João II e o duque de Viseu
Setúbal, 28 de Agosto de 1484
«(…) Teve depois el-rei mais precisas informações do que contra sua
vida se tecia na sombra, por denúncia de Vasco Coutinho, irmão de Guterrez,
que, como se disse, conhecia o segredo da conspiração. Como vasco estivesse
para sair do reino, por agravos que dizia ter recebido de el-rei, foi a Sesimbra
despedir-se de seu irmão, que ali se achava residindo. Procurou Guterrez
dissuadi-lo de tal propósito, dando-lhe a entender que dentro em breve
sucederiam coisas que lhe permitiriam ficar vantajosamente em Portugal. Insistiu
Vasco na sua; e então Guterrez Coutinho, para o resolver a não partir,
revelou-lhe todo o plano da conjura. Não foi preciso mais para que aquele, como
bom e leal fidalgo que é, logo procurasse Antão Faria e por ele
obtivesse audiência de S. Alteza. Vasco Coutinho pôs el-rei ao corrente do que
o seu irmão lhe contara, não sem primeiro implorado para este o perdão da pena
de morte. O rei seria morto com ferro e o príncipe Afonso levado para Sesimbra
por mar e aí levantado por rei, mas só enquanto o duque de Viseu quisesse.

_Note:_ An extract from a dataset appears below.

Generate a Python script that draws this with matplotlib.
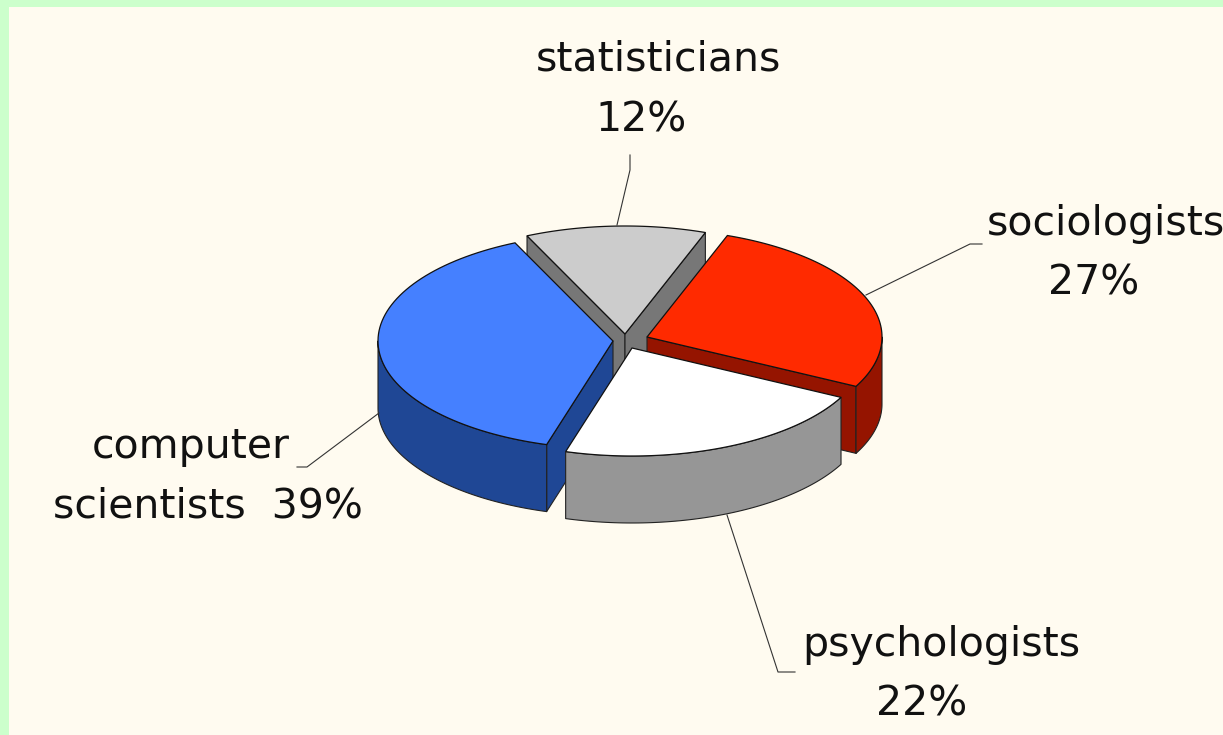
import numpy as np
import matplotlib
matplotlib.use("Agg")
import matplotlib.pyplot as plt
from matplotlib.patches import Polygon, Rectangle

# clockwise from the red slice
names = ["sociologists", "psychologists", "computer\nscientists", "statisticians"]
values = [27, 22, 38.6, 12.4]
top_colors = ["#FF2A00", "#FFFFFF", "#4580FF", "#CCCCCC"]
side_colors = ["#951400", "#969696", "#1F4795", "#777777"]
apex_x = [647, 632, 613, 625]
apex_y = [337, 348, 341, 334]
draw_order = [3, 0, 2, 1]

START = 20
RX, RY = 235, 108
DEPTH = 67

plt.rcParams["font.family"] = ["DejaVu Sans"]
fig = plt.figure(figsize=(12.23, 7.35), dpi=100, facecolor="#CCFFCC")
ax = fig.add_axes([0, 0, 1, 1])
ax.set_xlim(0, 1223)
ax.set_ylim(735, 0)
ax.axis("off")
ax.add_patch(Rectangle((9, 7), 1214, 728, fc="#FFFBF0", ec="none"))

edges = START + np.cumsum([0] + values) * 3.6


def rim(cx, cy, t0, t1):
    t = np.radians(np.linspace(t0, t1, 80))
    return np.column_stack([cx + RX * np.sin(t), cy - RY * np.cos(t)])


def extrude(pts):
    low = pts[::-1] + [0, DEPTH]
    return np.vstack([pts, low])


for i in draw_order:
    cx, cy = apex_x[i], apex_y[i]
    t0, t1 = edges[i], edges[i + 1]
    side = dict(fc=side_colors[i], ec="#222222", lw=0.8, joinstyle="round")

    # cut faces that look towards the viewer
    for t, show in ((t0, np.sin(np.radians(t0)) < 0), (t1, np.sin(np.radians(t1)) > 0)):
        if show:
            edge = np.array([[cx, cy], rim(cx, cy, t, t)[0]])
            ax.add_patch(Polygon(extrude(edge), **side))

    # outer wall, only the front half of the ellipse shows
    a, b = max(t0, 90), min(t1, 270)
    if a < b:
        ax.add_patch(Polygon(extrude(rim(cx, cy, a, b)), **side))

    top = np.vstack([[cx, cy], rim(cx, cy, t0, t1)])
    ax.add_patch(Polygon(top, fc=top_colors[i], ec="#111111", lw=0.9))

# leader lines
leaders = [
    ([630, 630, 617], [155, 170, 225]),
    ([982, 970, 866], [244, 244, 295]),
    ([297, 307, 379], [467, 467, 413]),
    ([795, 778, 727], [672, 672, 515]),
]
for xs, ys in leaders:
    ax.plot(xs, ys, color="#333333", lw=0.8)

fs = 29.5
ax.text(658, 59, "statisticians", fontsize=fs, ha="center", va="center", color="#111111")
ax.text(641, 120, "12%", fontsize=fs, ha="center", va="center", color="#111111")
ax.text(987, 224, "sociologists", fontsize=fs, ha="left", va="center", color="#111111")
ax.text(1094, 283, "27%", fontsize=fs, ha="center", va="center", color="#111111")
ax.text(191, 447, "computer", fontsize=fs, ha="center", va="center", color="#111111")
ax.text(208, 506, "scientists  39%", fontsize=fs, ha="center", va="center", color="#111111")
ax.text(941, 645, "psychologists", fontsize=fs, ha="center", va="center", color="#111111")
ax.text(922, 705, "22%", fontsize=fs, ha="center", va="center", color="#111111")

fig.savefig("out.png", dpi=100, facecolor=fig.get_facecolor())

Estava, pois, assim o monarca ao facto de tudo quanto se preparava contra
ele. Mas convinha esperar o momento asado para infligir o castigo; era preciso
obter mais provas e apanhar toda a rede dos conspiradores. Por isso el-rei
dissimula, não lhes dando a perceber que está prevenido do perigo que o cerca. Anda
mui recatado, sempre armado de espada e punhal, e a cavalo, nunca em mula, para
ter mais ágeis os movimentos. Segundo há pouco alguém me contou, a primeira vez
que tentaram assassinar el-rei foi um dia em que andava a cavalo no Troino. Mas,
apercebebdo-se S. Alteza, ou pelos gestos dos fidalgos, ou pela expressão dos
rostos, ou ainda por segredos que entre eles trocassem, de que procuravam
ocasião propícia para o ferir, colocou-se de costas para a igreja de NSª da
Anunciada, e dali não se arredou até que chegasse o capitão das guardas, Fernão
Martins Mascarenhas, com os seus ginetes». In Amador Patrício, Grandes Reportagens de
Outros Tempos, ilustração de Martins Barata, prefácio de Caetano Beirão,
Empreza Nacional de Publicidade, Minerva, 1938.